Becoming King -- Martin Luther King, Jr. and the Making of a National Leader by Troy Jackson, Introduction by Clayborne Carson, UKentucky Press '08, $35, 248 pages, ISBN #0813125200. Index, bibliography (primary sources/secondary sources), source notes, unillustrated.
The most striking thing about this latest of many Martin Luther King, Jr. biographies is its lack of photographs. To try to relate the saga of this transformational American leader without depicting the lynchings, beatings and civil right marches that brought King to the fore as well as the majesty of the 1963 March on Washington without pictorial illustrations is a challenge to any author.

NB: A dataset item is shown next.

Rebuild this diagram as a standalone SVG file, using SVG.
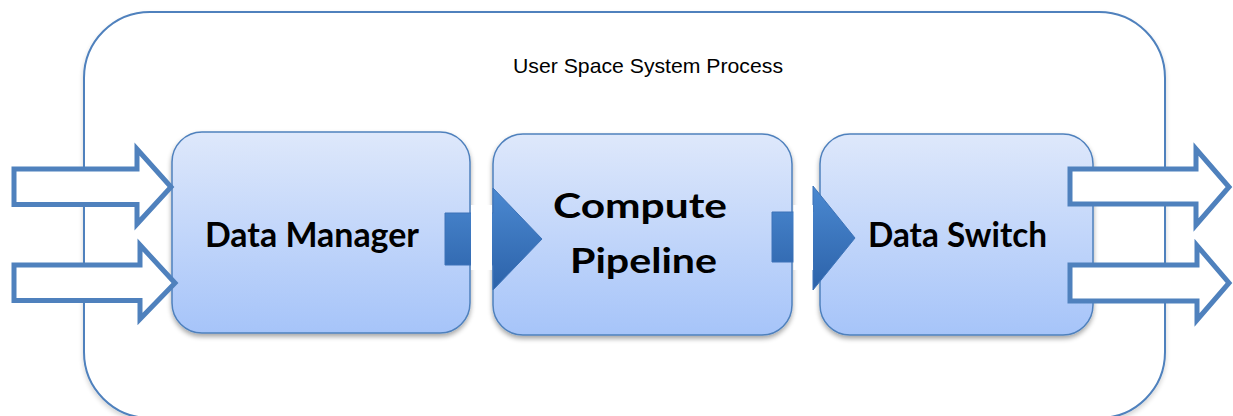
<svg xmlns="http://www.w3.org/2000/svg" width="1233" height="416" viewBox="0 0 1233 416">
  <defs>
    <linearGradient id="boxFill" x1="0" y1="0" x2="0" y2="1">
      <stop offset="0" stop-color="#dee8fb"/>
      <stop offset="1" stop-color="#a6c4f9"/>
    </linearGradient>
    <linearGradient id="flowFill" x1="0" y1="0" x2="0" y2="1">
      <stop offset="0" stop-color="#4b89d1"/>
      <stop offset="1" stop-color="#2c62a9"/>
    </linearGradient>
    <filter id="boxShadow" x="-10%" y="-10%" width="120%" height="125%">
      <feGaussianBlur in="SourceAlpha" stdDeviation="2.5"/>
      <feOffset dx="0" dy="3" result="b"/>
      <feComponentTransfer><feFuncA type="linear" slope="0.35"/></feComponentTransfer>
      <feMerge><feMergeNode/><feMergeNode in="SourceGraphic"/></feMerge>
    </filter>
    <filter id="frameShadow" x="-5%" y="-5%" width="110%" height="115%">
      <feGaussianBlur in="SourceAlpha" stdDeviation="2.5"/>
      <feOffset dx="0" dy="3" result="b"/>
      <feComponentTransfer><feFuncA type="linear" slope="0.18"/></feComponentTransfer>
      <feMerge><feMergeNode/><feMergeNode in="SourceGraphic"/></feMerge>
    </filter>
  </defs>
  <style>
    .frame { fill: #ffffff; stroke: #4f81bd; stroke-width: 2; }
    .box { fill: url(#boxFill); stroke: #4f81bd; stroke-width: 1.5; }
    .flow { fill: url(#flowFill); stroke: #3c73b8; stroke-width: 1; }
    .port { fill: #ffffff; stroke: #4f81bd; stroke-width: 5; stroke-linejoin: miter; }
    .gap { fill: #ffffff; }
    .title { font-family: "Liberation Sans", Arial, sans-serif; font-size: 21px; fill: #000000; text-anchor: middle; }
    .label { font-family: Lato, "Open Sans", sans-serif; font-weight: 700; font-size: 34px; fill: #000000; text-anchor: middle; }
  </style>

  <!-- process container -->
  <g id="process">
    <rect class="frame" x="84" y="12" width="1081" height="406" rx="66" ry="66" filter="url(#frameShadow)"/>
    <text class="title" x="648" y="73" textLength="270" lengthAdjust="spacingAndGlyphs">User Space System Process</text>
  </g>

  <g id="data-manager">
    <rect class="box" x="172" y="132" width="298" height="201" rx="30" ry="30" filter="url(#boxShadow)"/>
    <text class="label" x="312" y="247" textLength="214" lengthAdjust="spacingAndGlyphs">Data Manager</text>
  </g>

  <g id="compute-pipeline">
    <rect class="box" x="493" y="134" width="299" height="201" rx="30" ry="30" filter="url(#boxShadow)"/>
    <text class="label" x="640" y="218" textLength="174" lengthAdjust="spacingAndGlyphs">Compute</text>
    <text class="label" x="643.5" y="273" textLength="147" lengthAdjust="spacingAndGlyphs">Pipeline</text>
  </g>

  <g id="data-switch">
    <rect class="box" x="820" y="134" width="273" height="201" rx="30" ry="30" filter="url(#boxShadow)"/>
    <text class="label" x="957.5" y="247" textLength="179" lengthAdjust="spacingAndGlyphs">Data Switch</text>
  </g>

  <!-- flow between stages; the white strips keep the gaps between stages open -->
  <g id="connectors">
    <polygon class="flow" points="445,213 493,213 493,188 542,239 493,290 493,265 445,265"/>
    <polygon class="flow" points="772,212 813,212 813,186 855,238 813,290 813,262 772,262"/>
    <rect class="gap" x="471" y="205" width="21" height="65"/>
    <rect class="gap" x="793.5" y="205" width="19.5" height="65"/>
  </g>

  <!-- inputs and outputs -->
  <g id="input-ports">
    <polygon class="port" points="14,169 137,169 137,149 171,187 137,224 137,204.5 14,204.5"/>
    <polygon class="port" points="14,265 140,265 140,245 175,283 140,319 140,300.5 14,300.5"/>
  </g>
  <g id="output-ports">
    <polygon class="port" points="1070,169 1196,169 1196,149 1229,187 1196,225 1196,204 1070,204"/>
    <polygon class="port" points="1070,265 1197,265 1197,245.5 1229,283 1197,320 1197,301 1070,301"/>
  </g>
</svg>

Author Troy Jackson, senior pastor at University Christian Church in Cincinnati, OH, relies heavily on the King Papers Project, an effort to collect and publish King's papers, sermons and speeches and to which Jackson contributed. But so much has been written about King's development as a preacher and civil rights leader that one wonders how much another biography can add.
He concentrates, for example, on the support King received from the city of Montgomery, AL during the city's fabled bus boycott, so vividly portrayed already by historians Taylor Branch, Douglas Brinkley, David Levering Lewis and others. Much of his book is a retelling of oft-told tales.
Not to say there won't be a market for Jackson's book. During the writing of my first book on the historic clash between the auto and rail industries, my editor sought to have me write instead a biography of Henry Ford. "That story has been fully told 100 times," I protested. "But people love to read it, so it sells," he said.